There is something almost cinematic about walking into a college baseball stadium on a warm Arkansas evening. The sky turns that particular shade of orange-pink that only happens in the Delta, the smell of popcorn drifts across the breeze, and somewhere behind the backstop a kid in a Red Wolves jersey is signing autographs for a nine-year-old who has decided, right then and there, that baseball is his whole life. That is Boyce Cox Field in Jonesboro, and if you haven’t experienced a game there yet, you are genuinely missing one of the finest affordable evenings this city has to offer.
Located on the campus of Arkansas State University just off Aggie Road, Boyce Cox Field is the proud home of ASU Red Wolves baseball. The stadium seats just over 1,200 fans in covered grandstand seating, but the atmosphere punches well above its weight class. This is not a cavernous, anonymous college ballpark where you feel miles from the action. You are close to the field — close enough to hear the crack of the bat echo before the crowd reacts, close enough to pick up the chatter between dugouts. That intimacy is exactly what makes it special.

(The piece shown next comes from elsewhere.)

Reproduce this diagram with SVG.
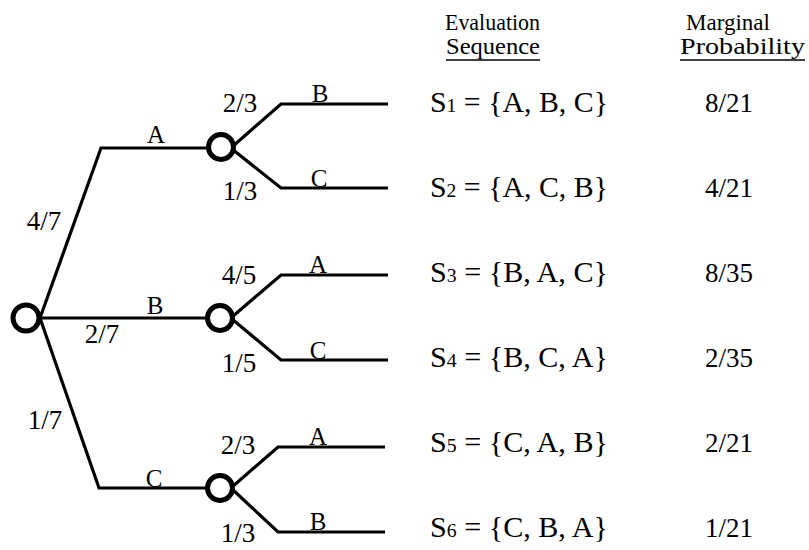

The facility has seen consistent upgrades in recent years, including improved lighting, a modernized press box, and well-maintained playing surfaces that reflect the university’s genuine commitment to the program. Arkansas State competes in the Sun Belt Conference, which means the competition level is legitimately exciting — these are athletes who can flat-out play, and the games have real stakes and real drama. Spring schedules typically run from mid-February through May, giving visitors plenty of windows to catch a midweek game or a weekend series.
Bring the family. Tickets are priced accessibly, concessions are reasonably sized in both portion and price, and the setting on campus means you can make an afternoon of it by strolling the ASU grounds before first pitch. Parking is straightforward and plentiful. Young kids tend to go absolutely wide-eyed at the lights once the sun goes down and the game stretches into the later innings.
What I keep coming back to is the community feel. Regular fans know one another. Families set up with blankets along the grassy berm down the lines. Students cluster in their sections with that particular energy only college crowds can generate. It feels like something genuinely local, not manufactured for tourists, which is precisely why it resonates.
If you find yourself in Jonesboro between February and May, do yourself a favor — check the Red Wolves schedule, grab a general admission ticket, get there early enough to watch batting practice, and settle in. The sun will set over the outfield, the lights will come up, and Jonesboro will feel exactly like the kind of place you want to stay a little longer.